◆ Exercise description
Filter these entries so that only lines with the word "this" remain.

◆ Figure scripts

****************************************

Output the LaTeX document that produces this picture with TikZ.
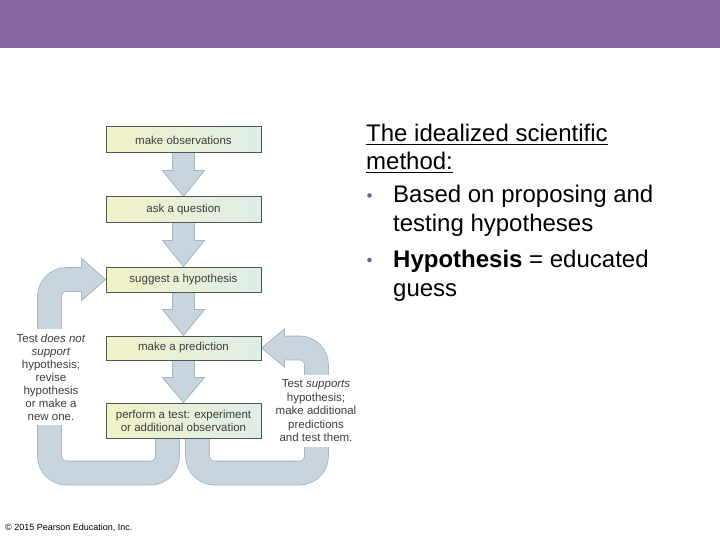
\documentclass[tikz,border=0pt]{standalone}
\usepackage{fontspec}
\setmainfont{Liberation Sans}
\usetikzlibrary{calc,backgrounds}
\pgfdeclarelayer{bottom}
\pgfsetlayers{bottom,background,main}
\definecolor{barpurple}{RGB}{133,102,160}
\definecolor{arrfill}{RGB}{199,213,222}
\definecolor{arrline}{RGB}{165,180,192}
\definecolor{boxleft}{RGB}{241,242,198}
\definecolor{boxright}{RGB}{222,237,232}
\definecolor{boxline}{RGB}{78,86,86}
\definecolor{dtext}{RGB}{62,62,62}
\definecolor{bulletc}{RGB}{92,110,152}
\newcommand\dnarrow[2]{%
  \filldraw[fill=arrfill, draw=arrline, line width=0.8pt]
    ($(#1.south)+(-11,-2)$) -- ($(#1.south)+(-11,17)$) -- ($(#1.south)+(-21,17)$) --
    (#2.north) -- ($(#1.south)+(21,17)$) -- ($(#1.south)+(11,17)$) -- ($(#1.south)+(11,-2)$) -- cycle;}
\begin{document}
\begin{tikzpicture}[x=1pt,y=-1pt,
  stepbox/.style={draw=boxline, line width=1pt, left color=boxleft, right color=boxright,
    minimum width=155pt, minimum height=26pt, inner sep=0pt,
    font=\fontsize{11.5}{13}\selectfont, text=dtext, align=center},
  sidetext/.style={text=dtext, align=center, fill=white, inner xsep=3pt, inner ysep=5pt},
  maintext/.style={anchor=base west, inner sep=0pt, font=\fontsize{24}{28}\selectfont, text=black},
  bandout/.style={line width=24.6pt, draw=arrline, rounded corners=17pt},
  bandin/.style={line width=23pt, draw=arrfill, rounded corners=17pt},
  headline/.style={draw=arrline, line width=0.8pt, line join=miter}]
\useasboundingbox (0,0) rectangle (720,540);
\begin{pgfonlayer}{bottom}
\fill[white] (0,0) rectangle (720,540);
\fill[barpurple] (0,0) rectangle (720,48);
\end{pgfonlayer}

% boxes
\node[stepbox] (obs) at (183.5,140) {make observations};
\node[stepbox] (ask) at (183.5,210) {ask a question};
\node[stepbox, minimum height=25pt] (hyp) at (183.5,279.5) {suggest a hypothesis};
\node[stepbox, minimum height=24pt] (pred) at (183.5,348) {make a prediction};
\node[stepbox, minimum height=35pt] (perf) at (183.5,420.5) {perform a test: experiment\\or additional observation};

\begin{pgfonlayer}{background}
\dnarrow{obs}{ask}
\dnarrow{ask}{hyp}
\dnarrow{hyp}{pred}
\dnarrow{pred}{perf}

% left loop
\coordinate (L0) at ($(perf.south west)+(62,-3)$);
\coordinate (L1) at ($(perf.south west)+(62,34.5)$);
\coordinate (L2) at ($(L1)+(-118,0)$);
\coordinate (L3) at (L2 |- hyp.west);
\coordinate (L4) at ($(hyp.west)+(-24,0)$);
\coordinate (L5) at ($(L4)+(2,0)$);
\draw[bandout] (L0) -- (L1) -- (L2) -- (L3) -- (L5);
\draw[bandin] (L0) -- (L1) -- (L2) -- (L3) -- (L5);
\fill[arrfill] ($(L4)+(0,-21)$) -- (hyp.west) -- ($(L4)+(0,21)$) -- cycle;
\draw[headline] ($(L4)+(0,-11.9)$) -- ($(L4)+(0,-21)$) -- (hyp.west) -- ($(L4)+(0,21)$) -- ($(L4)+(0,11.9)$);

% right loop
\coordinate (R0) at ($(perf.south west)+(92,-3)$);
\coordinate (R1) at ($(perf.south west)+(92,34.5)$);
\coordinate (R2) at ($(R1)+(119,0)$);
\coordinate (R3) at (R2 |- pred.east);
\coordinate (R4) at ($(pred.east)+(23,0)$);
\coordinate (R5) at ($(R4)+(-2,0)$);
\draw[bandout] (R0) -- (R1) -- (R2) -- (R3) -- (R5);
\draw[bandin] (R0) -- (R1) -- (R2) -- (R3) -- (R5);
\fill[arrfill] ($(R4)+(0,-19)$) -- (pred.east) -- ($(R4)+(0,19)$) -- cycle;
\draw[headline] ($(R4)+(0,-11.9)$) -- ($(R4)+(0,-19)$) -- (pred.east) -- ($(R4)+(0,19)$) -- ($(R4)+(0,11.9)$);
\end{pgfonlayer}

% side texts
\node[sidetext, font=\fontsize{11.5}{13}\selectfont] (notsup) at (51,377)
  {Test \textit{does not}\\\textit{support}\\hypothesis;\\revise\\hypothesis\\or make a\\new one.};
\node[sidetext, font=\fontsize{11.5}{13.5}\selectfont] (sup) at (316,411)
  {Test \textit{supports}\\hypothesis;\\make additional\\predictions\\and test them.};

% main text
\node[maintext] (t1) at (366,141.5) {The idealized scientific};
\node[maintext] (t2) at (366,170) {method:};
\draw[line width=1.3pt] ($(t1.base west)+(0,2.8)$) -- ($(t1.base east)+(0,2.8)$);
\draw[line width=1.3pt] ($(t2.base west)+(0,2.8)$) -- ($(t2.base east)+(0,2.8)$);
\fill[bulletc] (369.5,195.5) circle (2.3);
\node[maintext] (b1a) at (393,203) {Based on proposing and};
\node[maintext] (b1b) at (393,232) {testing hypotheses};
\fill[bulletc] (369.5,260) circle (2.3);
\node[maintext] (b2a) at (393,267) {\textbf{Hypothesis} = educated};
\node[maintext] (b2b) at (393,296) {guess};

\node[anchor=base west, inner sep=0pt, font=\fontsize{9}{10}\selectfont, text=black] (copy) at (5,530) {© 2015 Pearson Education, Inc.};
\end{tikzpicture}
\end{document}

****************************************

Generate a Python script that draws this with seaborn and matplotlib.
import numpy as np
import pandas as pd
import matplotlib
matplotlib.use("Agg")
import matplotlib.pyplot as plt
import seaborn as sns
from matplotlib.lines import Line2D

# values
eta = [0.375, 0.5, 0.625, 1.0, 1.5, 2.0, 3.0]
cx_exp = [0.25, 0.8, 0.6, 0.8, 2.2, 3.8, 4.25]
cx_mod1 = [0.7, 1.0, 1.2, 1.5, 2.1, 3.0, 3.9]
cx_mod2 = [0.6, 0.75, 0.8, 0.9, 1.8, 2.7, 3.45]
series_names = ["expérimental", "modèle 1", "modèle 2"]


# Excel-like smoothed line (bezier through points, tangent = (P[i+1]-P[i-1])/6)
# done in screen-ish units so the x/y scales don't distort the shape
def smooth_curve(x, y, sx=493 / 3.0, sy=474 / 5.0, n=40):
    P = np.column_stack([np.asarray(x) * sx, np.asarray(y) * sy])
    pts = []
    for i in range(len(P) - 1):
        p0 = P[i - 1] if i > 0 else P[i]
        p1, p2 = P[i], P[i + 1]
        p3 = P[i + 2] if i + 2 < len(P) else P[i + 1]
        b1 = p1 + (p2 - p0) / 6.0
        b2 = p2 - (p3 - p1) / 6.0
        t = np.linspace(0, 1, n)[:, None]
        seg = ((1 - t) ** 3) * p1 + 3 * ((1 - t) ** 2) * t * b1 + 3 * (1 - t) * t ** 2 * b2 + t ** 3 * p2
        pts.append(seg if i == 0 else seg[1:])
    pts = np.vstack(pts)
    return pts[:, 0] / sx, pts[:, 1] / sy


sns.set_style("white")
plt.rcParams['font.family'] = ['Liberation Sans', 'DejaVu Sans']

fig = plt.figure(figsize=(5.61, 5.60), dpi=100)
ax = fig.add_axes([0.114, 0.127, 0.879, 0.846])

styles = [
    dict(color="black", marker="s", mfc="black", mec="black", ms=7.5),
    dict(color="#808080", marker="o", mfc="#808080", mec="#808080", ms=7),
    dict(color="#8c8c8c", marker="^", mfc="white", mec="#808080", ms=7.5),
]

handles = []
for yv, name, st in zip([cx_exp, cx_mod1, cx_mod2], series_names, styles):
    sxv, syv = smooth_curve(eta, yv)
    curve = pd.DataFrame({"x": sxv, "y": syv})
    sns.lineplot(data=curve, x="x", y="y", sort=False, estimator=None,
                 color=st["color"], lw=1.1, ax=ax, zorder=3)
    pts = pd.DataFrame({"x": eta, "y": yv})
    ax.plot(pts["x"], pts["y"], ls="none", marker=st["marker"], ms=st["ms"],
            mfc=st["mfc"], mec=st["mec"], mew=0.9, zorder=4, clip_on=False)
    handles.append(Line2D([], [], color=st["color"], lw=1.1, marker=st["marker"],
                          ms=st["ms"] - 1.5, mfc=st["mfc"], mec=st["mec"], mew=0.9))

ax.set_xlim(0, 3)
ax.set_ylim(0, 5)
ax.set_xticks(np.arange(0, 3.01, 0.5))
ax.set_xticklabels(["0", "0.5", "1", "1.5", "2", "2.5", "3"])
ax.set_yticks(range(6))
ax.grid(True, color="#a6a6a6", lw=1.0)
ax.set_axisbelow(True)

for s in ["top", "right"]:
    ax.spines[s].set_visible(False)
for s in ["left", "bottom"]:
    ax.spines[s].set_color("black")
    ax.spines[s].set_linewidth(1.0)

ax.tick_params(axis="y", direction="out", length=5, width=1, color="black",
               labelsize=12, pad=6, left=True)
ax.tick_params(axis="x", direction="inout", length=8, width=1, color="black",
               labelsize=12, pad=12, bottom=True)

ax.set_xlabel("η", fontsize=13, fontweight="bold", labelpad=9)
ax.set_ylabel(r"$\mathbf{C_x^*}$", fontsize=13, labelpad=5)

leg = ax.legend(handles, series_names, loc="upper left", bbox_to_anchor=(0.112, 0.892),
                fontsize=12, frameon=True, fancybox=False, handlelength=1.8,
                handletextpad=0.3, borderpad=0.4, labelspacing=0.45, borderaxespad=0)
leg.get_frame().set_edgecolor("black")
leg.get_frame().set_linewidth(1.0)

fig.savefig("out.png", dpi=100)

****************************************

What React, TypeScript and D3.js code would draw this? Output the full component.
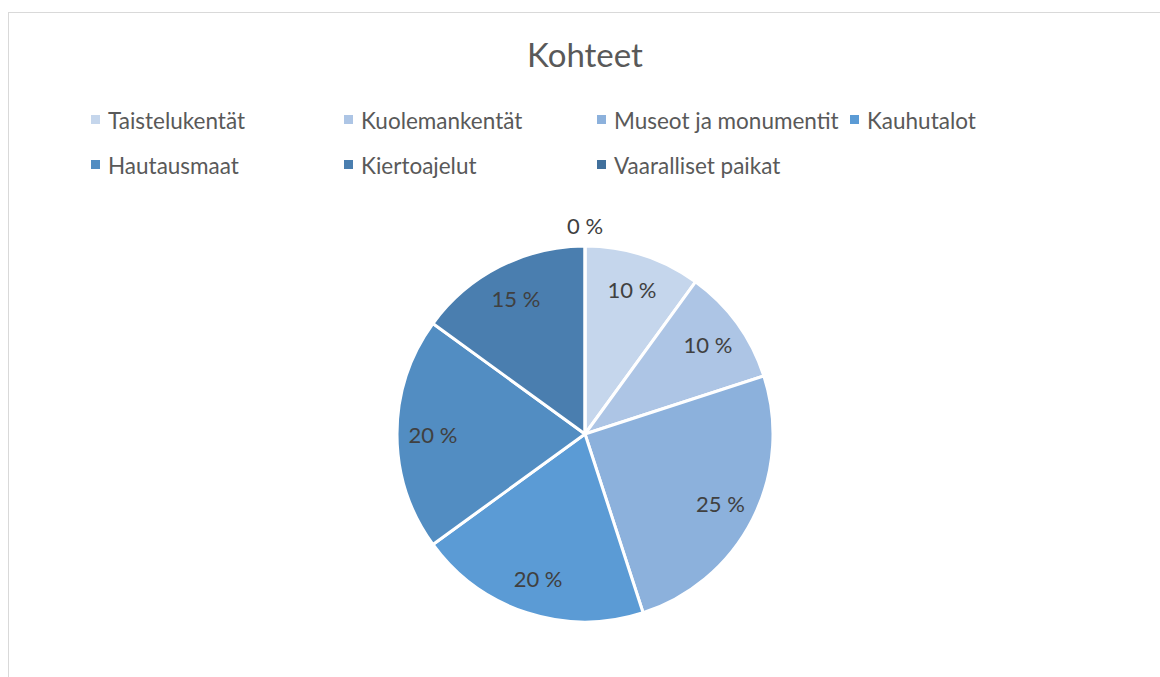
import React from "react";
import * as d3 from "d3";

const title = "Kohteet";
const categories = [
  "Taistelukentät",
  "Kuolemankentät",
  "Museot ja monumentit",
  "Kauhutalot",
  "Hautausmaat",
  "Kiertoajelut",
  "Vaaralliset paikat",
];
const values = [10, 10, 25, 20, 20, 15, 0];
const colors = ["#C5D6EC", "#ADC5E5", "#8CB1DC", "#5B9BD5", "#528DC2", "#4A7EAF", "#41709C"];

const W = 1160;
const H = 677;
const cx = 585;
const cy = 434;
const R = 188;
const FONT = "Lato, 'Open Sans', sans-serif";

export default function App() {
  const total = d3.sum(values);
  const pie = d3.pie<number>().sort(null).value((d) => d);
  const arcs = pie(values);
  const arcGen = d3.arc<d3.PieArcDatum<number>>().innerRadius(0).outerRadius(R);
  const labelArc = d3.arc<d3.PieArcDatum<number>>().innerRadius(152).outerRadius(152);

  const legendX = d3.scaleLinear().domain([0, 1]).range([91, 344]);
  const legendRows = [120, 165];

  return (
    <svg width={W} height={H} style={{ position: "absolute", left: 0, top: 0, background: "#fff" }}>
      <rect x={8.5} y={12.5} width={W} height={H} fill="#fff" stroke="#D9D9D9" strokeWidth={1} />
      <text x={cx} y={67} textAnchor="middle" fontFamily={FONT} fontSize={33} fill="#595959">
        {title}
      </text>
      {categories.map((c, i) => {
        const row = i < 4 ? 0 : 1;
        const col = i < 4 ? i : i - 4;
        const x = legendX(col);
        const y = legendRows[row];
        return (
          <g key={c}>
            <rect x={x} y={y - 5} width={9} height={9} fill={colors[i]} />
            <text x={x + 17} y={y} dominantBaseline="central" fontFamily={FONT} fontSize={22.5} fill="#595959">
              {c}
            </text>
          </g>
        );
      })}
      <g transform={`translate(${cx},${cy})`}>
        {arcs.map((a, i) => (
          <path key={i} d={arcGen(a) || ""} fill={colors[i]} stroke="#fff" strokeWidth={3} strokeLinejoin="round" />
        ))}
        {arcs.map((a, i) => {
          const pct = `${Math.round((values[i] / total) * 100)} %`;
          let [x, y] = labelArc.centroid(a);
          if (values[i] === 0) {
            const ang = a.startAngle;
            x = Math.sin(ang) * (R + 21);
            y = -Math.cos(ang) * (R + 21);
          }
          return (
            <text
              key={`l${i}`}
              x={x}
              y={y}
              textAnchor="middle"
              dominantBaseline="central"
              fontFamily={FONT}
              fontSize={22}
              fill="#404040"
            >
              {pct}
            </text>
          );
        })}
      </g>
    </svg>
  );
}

****************************************

◆ Exercise output
Output the LaTeX document that produces this picture with TikZ.
Generate a Python script that draws this with seaborn and matplotlib.
What React, TypeScript and D3.js code would draw this? Output the full component.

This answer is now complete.